BEGIN

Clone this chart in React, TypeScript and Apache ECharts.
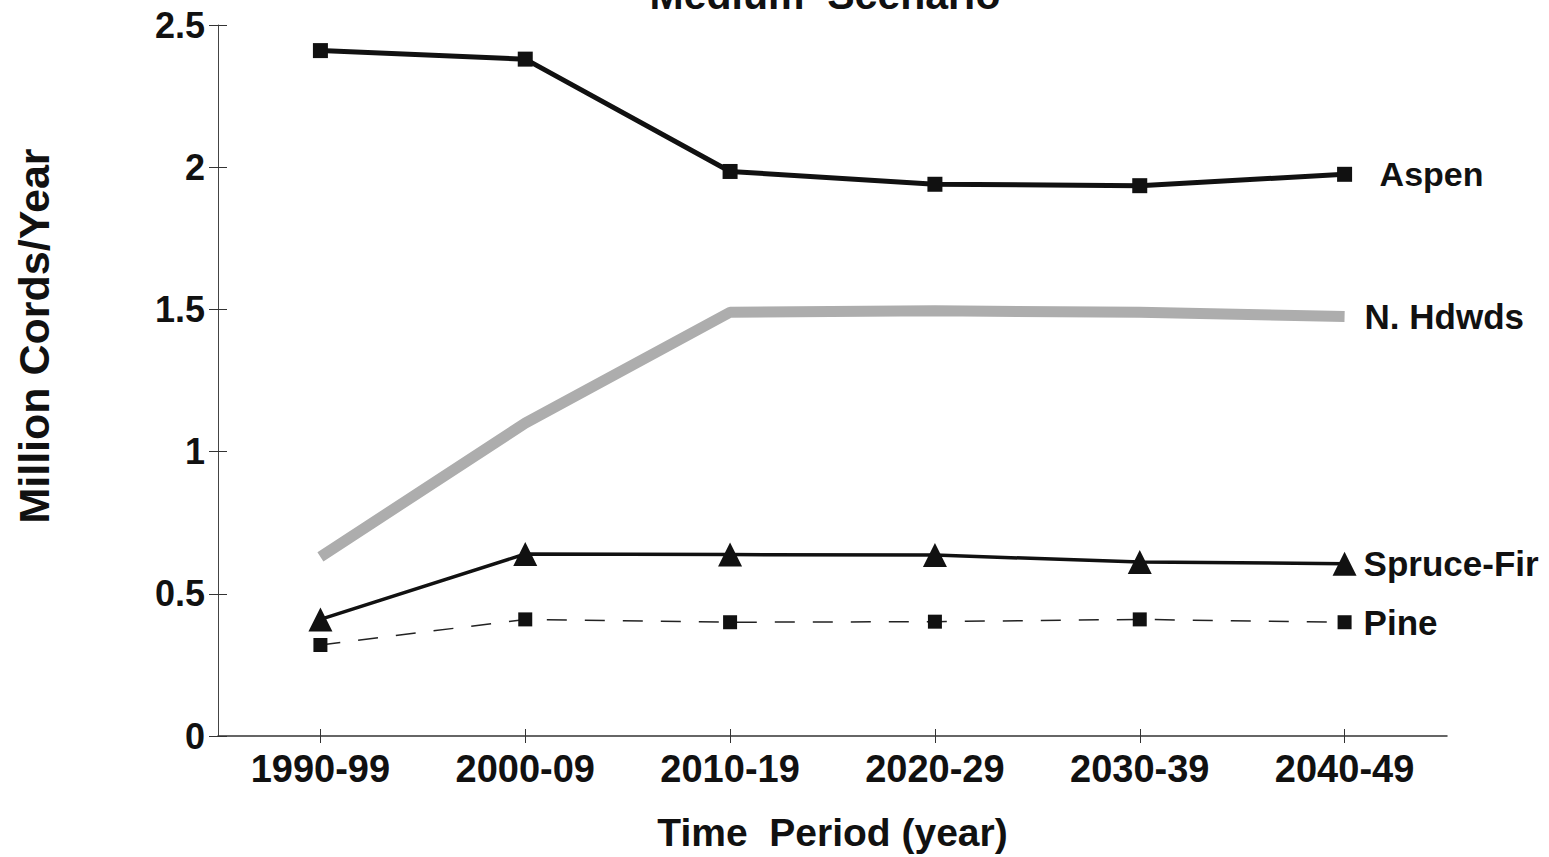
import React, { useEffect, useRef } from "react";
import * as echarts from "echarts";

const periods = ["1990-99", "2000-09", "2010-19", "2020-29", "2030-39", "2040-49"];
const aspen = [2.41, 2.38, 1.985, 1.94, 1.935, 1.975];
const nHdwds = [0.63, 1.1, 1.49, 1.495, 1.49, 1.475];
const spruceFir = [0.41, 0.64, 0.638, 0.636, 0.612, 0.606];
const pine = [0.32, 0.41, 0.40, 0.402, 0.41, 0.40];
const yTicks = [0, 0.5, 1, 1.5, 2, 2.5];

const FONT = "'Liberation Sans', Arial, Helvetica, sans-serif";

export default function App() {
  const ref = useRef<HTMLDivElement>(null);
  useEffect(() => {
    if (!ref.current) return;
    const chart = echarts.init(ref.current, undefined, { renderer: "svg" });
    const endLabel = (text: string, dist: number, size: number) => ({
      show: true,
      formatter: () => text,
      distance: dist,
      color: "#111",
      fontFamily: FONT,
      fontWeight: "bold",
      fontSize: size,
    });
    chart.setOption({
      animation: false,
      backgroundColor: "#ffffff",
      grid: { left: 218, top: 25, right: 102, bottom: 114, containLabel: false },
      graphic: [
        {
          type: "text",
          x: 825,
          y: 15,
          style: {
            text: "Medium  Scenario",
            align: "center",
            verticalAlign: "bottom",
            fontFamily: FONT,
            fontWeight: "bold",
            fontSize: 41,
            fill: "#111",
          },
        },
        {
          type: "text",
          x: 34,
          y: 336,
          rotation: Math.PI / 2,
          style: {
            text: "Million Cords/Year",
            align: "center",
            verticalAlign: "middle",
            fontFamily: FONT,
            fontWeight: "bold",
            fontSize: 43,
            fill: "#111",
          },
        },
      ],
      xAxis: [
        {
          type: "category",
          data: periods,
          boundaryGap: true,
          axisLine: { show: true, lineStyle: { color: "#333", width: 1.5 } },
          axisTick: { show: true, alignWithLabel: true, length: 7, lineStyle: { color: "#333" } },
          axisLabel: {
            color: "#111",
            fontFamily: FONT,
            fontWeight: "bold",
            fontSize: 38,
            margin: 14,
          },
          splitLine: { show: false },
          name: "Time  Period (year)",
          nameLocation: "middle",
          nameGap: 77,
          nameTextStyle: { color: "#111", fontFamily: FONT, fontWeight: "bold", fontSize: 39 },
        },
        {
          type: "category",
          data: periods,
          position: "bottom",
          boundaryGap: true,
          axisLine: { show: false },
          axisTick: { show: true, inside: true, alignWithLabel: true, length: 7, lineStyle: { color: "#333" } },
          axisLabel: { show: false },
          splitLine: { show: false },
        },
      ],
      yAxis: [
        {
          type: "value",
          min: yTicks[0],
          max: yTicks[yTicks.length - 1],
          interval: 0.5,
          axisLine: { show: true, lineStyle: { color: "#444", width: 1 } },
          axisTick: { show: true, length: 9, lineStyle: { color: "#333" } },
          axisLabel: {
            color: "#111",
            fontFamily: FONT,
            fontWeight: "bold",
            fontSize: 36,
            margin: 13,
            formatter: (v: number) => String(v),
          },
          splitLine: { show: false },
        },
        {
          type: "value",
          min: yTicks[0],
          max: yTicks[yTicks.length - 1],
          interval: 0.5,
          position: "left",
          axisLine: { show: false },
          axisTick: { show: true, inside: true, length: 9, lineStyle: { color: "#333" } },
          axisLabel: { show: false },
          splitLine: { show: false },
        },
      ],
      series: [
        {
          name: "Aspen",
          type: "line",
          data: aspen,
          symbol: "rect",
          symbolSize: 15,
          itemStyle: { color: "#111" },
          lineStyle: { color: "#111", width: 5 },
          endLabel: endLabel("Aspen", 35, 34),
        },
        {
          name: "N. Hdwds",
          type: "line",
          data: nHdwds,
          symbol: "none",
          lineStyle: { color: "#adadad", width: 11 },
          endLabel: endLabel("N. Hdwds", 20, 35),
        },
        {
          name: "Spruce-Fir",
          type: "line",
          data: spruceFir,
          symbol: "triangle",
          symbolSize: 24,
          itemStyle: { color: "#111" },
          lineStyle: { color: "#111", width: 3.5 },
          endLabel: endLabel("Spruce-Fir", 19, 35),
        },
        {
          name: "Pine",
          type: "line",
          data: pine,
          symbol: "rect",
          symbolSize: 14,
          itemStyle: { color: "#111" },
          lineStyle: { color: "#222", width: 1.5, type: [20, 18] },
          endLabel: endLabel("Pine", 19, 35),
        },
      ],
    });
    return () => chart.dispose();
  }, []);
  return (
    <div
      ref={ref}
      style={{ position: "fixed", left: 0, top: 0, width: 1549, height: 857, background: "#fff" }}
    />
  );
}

END
BEGIN

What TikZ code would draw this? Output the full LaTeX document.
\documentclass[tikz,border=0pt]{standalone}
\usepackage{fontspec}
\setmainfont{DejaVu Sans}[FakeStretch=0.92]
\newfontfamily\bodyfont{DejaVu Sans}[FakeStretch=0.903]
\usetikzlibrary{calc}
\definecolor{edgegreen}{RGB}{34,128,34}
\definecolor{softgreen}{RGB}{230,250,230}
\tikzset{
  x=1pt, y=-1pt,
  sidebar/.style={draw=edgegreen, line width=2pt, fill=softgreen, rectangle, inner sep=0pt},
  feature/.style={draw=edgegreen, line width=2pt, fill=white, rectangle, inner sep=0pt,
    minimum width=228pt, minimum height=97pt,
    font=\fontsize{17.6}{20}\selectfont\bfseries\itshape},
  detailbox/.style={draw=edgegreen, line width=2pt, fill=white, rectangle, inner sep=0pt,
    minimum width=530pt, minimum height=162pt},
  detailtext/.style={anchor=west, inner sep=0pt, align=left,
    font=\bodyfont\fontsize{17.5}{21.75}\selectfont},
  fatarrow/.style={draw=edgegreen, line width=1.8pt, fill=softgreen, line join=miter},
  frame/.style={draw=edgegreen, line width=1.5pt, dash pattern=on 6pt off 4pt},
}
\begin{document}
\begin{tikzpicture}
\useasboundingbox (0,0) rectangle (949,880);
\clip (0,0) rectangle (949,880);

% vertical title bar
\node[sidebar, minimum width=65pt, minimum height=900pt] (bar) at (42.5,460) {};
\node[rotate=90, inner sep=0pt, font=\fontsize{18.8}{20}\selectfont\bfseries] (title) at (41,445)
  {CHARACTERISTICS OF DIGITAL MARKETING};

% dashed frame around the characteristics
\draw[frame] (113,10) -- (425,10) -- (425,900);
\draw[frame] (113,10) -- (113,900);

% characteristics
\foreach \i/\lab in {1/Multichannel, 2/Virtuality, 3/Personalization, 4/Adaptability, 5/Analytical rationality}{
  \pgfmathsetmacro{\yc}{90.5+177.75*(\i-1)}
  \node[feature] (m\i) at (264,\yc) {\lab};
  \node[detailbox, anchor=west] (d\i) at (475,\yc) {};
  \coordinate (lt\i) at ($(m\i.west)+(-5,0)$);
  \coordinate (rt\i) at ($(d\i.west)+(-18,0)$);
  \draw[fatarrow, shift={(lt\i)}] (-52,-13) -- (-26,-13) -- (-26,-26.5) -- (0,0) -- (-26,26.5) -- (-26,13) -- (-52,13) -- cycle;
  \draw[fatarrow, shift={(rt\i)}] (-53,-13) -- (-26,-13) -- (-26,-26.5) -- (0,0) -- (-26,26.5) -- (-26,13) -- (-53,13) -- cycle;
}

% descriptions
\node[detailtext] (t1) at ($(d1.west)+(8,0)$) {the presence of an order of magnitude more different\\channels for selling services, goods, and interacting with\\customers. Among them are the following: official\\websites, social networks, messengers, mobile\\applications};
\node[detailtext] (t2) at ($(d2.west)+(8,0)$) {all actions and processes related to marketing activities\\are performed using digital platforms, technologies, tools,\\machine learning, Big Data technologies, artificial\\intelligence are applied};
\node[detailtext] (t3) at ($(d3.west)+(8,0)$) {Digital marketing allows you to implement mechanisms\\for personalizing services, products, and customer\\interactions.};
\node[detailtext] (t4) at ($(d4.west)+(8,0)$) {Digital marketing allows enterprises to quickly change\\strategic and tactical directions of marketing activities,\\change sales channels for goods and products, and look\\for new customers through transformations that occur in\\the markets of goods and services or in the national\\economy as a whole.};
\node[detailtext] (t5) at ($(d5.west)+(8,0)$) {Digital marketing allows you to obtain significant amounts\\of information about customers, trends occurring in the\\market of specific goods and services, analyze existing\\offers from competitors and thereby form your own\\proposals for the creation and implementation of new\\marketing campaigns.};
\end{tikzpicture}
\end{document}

END

- [Stated problem]: Copy the listing above exactly, but only from the line with "Clone this chart" through the line with "const yTicks = [0, 0.5, 1, 1.5, 2, 2.5];", including those two lines and excluding any picture.

- [Answer in full]:
Clone this chart in React, TypeScript and Apache ECharts.
import React, { useEffect, useRef } from "react";
import * as echarts from "echarts";

const periods = ["1990-99", "2000-09", "2010-19", "2020-29", "2030-39", "2040-49"];
const aspen = [2.41, 2.38, 1.985, 1.94, 1.935, 1.975];
const nHdwds = [0.63, 1.1, 1.49, 1.495, 1.49, 1.475];
const spruceFir = [0.41, 0.64, 0.638, 0.636, 0.612, 0.606];
const pine = [0.32, 0.41, 0.40, 0.402, 0.41, 0.40];
const yTicks = [0, 0.5, 1, 1.5, 2, 2.5];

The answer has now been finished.